> _Short exercise_: Skip the pictures and repeat each line of the data exactly.

--- --- ---

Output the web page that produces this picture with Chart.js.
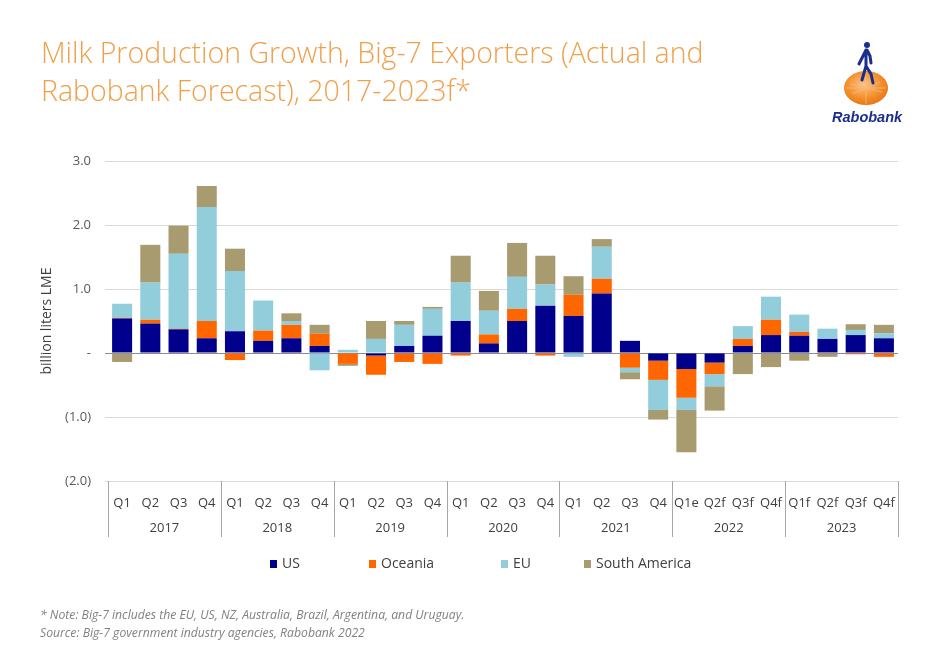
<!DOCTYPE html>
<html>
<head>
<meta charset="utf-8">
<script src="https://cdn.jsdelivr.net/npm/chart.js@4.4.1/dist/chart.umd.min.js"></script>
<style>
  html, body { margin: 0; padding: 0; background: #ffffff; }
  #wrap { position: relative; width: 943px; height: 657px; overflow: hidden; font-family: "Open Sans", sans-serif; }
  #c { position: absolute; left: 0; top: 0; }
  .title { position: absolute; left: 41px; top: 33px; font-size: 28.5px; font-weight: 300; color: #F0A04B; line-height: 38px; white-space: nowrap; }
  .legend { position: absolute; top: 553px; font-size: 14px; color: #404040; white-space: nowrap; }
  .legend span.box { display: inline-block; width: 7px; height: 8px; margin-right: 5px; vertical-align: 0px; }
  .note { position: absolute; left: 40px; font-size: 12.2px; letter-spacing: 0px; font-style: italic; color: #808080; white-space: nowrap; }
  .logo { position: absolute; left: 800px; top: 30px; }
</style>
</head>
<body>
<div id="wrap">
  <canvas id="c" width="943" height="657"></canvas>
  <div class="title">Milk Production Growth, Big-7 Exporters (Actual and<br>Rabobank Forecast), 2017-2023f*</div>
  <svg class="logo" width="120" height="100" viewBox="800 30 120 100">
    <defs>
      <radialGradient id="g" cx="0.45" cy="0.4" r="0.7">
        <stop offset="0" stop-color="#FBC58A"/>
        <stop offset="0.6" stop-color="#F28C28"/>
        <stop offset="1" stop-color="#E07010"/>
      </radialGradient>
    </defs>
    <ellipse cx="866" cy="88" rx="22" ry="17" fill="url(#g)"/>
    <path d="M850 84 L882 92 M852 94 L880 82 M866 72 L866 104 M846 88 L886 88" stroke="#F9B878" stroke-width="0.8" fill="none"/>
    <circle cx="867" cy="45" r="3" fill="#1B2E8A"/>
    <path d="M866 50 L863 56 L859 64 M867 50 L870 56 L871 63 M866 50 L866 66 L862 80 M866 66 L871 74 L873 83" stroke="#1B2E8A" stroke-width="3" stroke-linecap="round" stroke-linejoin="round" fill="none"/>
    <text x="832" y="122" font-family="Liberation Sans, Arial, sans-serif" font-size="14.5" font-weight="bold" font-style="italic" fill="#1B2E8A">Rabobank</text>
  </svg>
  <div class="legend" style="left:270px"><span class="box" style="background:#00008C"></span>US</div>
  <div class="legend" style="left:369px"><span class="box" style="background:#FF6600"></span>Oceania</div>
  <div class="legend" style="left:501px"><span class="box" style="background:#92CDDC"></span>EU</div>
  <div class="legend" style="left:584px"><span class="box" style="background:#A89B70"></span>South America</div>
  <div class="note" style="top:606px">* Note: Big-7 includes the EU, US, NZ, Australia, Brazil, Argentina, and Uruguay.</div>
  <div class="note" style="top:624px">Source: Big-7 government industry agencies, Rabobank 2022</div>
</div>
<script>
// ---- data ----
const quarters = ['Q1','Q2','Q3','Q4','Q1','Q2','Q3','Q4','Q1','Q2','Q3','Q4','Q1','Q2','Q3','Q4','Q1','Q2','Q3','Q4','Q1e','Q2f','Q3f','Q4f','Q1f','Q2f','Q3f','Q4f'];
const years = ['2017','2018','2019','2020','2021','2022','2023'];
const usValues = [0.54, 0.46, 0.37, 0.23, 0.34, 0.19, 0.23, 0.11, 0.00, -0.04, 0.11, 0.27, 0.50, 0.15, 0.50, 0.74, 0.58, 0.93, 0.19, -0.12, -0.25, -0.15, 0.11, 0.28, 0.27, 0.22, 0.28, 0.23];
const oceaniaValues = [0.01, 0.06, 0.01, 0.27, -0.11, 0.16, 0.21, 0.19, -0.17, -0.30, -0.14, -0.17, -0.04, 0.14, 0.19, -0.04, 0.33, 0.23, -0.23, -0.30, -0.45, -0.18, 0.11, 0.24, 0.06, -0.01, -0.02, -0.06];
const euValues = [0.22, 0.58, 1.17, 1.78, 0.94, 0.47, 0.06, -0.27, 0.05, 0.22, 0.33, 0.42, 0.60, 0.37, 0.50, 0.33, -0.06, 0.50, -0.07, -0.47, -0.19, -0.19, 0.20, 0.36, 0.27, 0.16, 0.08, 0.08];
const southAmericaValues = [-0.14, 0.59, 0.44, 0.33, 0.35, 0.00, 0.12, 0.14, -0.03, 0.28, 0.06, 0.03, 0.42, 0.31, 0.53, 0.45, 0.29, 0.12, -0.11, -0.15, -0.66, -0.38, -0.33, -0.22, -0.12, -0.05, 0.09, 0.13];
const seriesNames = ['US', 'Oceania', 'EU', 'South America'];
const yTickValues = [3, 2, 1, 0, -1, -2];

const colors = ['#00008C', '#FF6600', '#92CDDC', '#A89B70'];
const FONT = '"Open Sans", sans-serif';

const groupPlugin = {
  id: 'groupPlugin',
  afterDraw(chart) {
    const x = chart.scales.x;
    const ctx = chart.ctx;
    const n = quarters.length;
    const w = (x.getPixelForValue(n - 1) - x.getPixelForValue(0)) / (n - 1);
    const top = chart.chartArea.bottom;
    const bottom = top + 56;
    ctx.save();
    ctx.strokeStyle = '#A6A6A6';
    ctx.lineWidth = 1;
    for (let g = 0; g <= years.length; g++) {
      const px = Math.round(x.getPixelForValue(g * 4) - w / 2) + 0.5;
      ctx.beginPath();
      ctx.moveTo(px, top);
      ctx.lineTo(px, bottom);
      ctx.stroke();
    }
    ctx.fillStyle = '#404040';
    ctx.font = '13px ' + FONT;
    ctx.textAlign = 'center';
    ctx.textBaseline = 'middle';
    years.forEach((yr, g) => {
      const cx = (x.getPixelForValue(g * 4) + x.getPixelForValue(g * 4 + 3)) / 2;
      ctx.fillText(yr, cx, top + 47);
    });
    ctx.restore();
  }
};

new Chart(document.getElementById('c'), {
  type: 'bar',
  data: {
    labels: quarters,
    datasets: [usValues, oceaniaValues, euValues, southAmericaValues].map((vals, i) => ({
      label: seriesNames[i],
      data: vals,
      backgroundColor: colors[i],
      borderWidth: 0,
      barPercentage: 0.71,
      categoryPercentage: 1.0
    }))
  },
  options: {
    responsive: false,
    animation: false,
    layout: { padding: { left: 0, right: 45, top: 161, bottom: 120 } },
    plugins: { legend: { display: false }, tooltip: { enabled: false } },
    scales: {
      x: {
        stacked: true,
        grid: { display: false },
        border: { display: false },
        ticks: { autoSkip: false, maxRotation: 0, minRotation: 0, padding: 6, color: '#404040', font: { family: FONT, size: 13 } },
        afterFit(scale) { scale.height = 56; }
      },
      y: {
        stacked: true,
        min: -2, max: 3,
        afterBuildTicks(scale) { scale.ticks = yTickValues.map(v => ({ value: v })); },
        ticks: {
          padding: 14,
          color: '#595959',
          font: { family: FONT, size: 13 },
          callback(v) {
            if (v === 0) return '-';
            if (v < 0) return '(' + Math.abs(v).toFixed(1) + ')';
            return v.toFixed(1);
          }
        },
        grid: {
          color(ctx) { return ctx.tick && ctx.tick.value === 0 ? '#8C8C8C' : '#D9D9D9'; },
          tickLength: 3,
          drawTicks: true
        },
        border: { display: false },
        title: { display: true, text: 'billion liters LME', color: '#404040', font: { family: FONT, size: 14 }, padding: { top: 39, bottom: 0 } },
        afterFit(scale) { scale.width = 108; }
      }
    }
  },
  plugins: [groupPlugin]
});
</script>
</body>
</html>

--- --- ---

> _Solution for this problem_:
Output the web page that produces this picture with Chart.js.
<!DOCTYPE html>
<html>
<head>
<meta charset="utf-8">
<script src="https://cdn.jsdelivr.net/npm/chart.js@4.4.1/dist/chart.umd.min.js"></script>
<style>
  html, body { margin: 0; padding: 0; background: #ffffff; }
  #wrap { position: relative; width: 943px; height: 657px; overflow: hidden; font-family: "Open Sans", sans-serif; }
  #c { position: absolute; left: 0; top: 0; }
  .title { position: absolute; left: 41px; top: 33px; font-size: 28.5px; font-weight: 300; color: #F0A04B; line-height: 38px; white-space: nowrap; }
  .legend { position: absolute; top: 553px; font-size: 14px; color: #404040; white-space: nowrap; }
  .legend span.box { display: inline-block; width: 7px; height: 8px; margin-right: 5px; vertical-align: 0px; }
  .note { position: absolute; left: 40px; font-size: 12.2px; letter-spacing: 0px; font-style: italic; color: #808080; white-space: nowrap; }
  .logo { position: absolute; left: 800px; top: 30px; }
</style>
</head>
<body>
<div id="wrap">
  <canvas id="c" width="943" height="657"></canvas>
  <div class="title">Milk Production Growth, Big-7 Exporters (Actual and<br>Rabobank Forecast), 2017-2023f*</div>
  <svg class="logo" width="120" height="100" viewBox="800 30 120 100">
    <defs>
      <radialGradient id="g" cx="0.45" cy="0.4" r="0.7">
        <stop offset="0" stop-color="#FBC58A"/>
        <stop offset="0.6" stop-color="#F28C28"/>
        <stop offset="1" stop-color="#E07010"/>
      </radialGradient>
    </defs>
    <ellipse cx="866" cy="88" rx="22" ry="17" fill="url(#g)"/>
    <path d="M850 84 L882 92 M852 94 L880 82 M866 72 L866 104 M846 88 L886 88" stroke="#F9B878" stroke-width="0.8" fill="none"/>
    <circle cx="867" cy="45" r="3" fill="#1B2E8A"/>
    <path d="M866 50 L863 56 L859 64 M867 50 L870 56 L871 63 M866 50 L866 66 L862 80 M866 66 L871 74 L873 83" stroke="#1B2E8A" stroke-width="3" stroke-linecap="round" stroke-linejoin="round" fill="none"/>
    <text x="832" y="122" font-family="Liberation Sans, Arial, sans-serif" font-size="14.5" font-weight="bold" font-style="italic" fill="#1B2E8A">Rabobank</text>
  </svg>
  <div class="legend" style="left:270px"><span class="box" style="background:#00008C"></span>US</div>
  <div class="legend" style="left:369px"><span class="box" style="background:#FF6600"></span>Oceania</div>
  <div class="legend" style="left:501px"><span class="box" style="background:#92CDDC"></span>EU</div>
  <div class="legend" style="left:584px"><span class="box" style="background:#A89B70"></span>South America</div>
  <div class="note" style="top:606px">* Note: Big-7 includes the EU, US, NZ, Australia, Brazil, Argentina, and Uruguay.</div>
  <div class="note" style="top:624px">Source: Big-7 government industry agencies, Rabobank 2022</div>
</div>
<script>
// ---- data ----
const quarters = ['Q1','Q2','Q3','Q4','Q1','Q2','Q3','Q4','Q1','Q2','Q3','Q4','Q1','Q2','Q3','Q4','Q1','Q2','Q3','Q4','Q1e','Q2f','Q3f','Q4f','Q1f','Q2f','Q3f','Q4f'];
const years = ['2017','2018','2019','2020','2021','2022','2023'];
const usValues = [0.54, 0.46, 0.37, 0.23, 0.34, 0.19, 0.23, 0.11, 0.00, -0.04, 0.11, 0.27, 0.50, 0.15, 0.50, 0.74, 0.58, 0.93, 0.19, -0.12, -0.25, -0.15, 0.11, 0.28, 0.27, 0.22, 0.28, 0.23];
const oceaniaValues = [0.01, 0.06, 0.01, 0.27, -0.11, 0.16, 0.21, 0.19, -0.17, -0.30, -0.14, -0.17, -0.04, 0.14, 0.19, -0.04, 0.33, 0.23, -0.23, -0.30, -0.45, -0.18, 0.11, 0.24, 0.06, -0.01, -0.02, -0.06];
const euValues = [0.22, 0.58, 1.17, 1.78, 0.94, 0.47, 0.06, -0.27, 0.05, 0.22, 0.33, 0.42, 0.60, 0.37, 0.50, 0.33, -0.06, 0.50, -0.07, -0.47, -0.19, -0.19, 0.20, 0.36, 0.27, 0.16, 0.08, 0.08];
const southAmericaValues = [-0.14, 0.59, 0.44, 0.33, 0.35, 0.00, 0.12, 0.14, -0.03, 0.28, 0.06, 0.03, 0.42, 0.31, 0.53, 0.45, 0.29, 0.12, -0.11, -0.15, -0.66, -0.38, -0.33, -0.22, -0.12, -0.05, 0.09, 0.13];
const seriesNames = ['US', 'Oceania', 'EU', 'South America'];
const yTickValues = [3, 2, 1, 0, -1, -2];

const colors = ['#00008C', '#FF6600', '#92CDDC', '#A89B70'];
const FONT = '"Open Sans", sans-serif';

const groupPlugin = {
  id: 'groupPlugin',
  afterDraw(chart) {
    const x = chart.scales.x;
    const ctx = chart.ctx;
    const n = quarters.length;
    const w = (x.getPixelForValue(n - 1) - x.getPixelForValue(0)) / (n - 1);
    const top = chart.chartArea.bottom;
    const bottom = top + 56;
    ctx.save();
    ctx.strokeStyle = '#A6A6A6';
    ctx.lineWidth = 1;
    for (let g = 0; g <= years.length; g++) {
      const px = Math.round(x.getPixelForValue(g * 4) - w / 2) + 0.5;
      ctx.beginPath();
      ctx.moveTo(px, top);
      ctx.lineTo(px, bottom);
      ctx.stroke();
    }
    ctx.fillStyle = '#404040';
    ctx.font = '13px ' + FONT;
    ctx.textAlign = 'center';
    ctx.textBaseline = 'middle';
    years.forEach((yr, g) => {
      const cx = (x.getPixelForValue(g * 4) + x.getPixelForValue(g * 4 + 3)) / 2;
      ctx.fillText(yr, cx, top + 47);
    });
    ctx.restore();
  }
};

new Chart(document.getElementById('c'), {
  type: 'bar',
  data: {
    labels: quarters,
    datasets: [usValues, oceaniaValues, euValues, southAmericaValues].map((vals, i) => ({
      label: seriesNames[i],
      data: vals,
      backgroundColor: colors[i],
      borderWidth: 0,
      barPercentage: 0.71,
      categoryPercentage: 1.0
    }))
  },
  options: {
    responsive: false,
    animation: false,
    layout: { padding: { left: 0, right: 45, top: 161, bottom: 120 } },
    plugins: { legend: { display: false }, tooltip: { enabled: false } },
    scales: {
      x: {
        stacked: true,
        grid: { display: false },
        border: { display: false },
        ticks: { autoSkip: false, maxRotation: 0, minRotation: 0, padding: 6, color: '#404040', font: { family: FONT, size: 13 } },
        afterFit(scale) { scale.height = 56; }
      },
      y: {
        stacked: true,
        min: -2, max: 3,
        afterBuildTicks(scale) { scale.ticks = yTickValues.map(v => ({ value: v })); },
        ticks: {
          padding: 14,
          color: '#595959',
          font: { family: FONT, size: 13 },
          callback(v) {
            if (v === 0) return '-';
            if (v < 0) return '(' + Math.abs(v).toFixed(1) + ')';
            return v.toFixed(1);
          }
        },
        grid: {
          color(ctx) { return ctx.tick && ctx.tick.value === 0 ? '#8C8C8C' : '#D9D9D9'; },
          tickLength: 3,
          drawTicks: true
        },
        border: { display: false },
        title: { display: true, text: 'billion liters LME', color: '#404040', font: { family: FONT, size: 14 }, padding: { top: 39, bottom: 0 } },
        afterFit(scale) { scale.width = 108; }
      }
    }
  },
  plugins: [groupPlugin]
});
</script>
</body>
</html>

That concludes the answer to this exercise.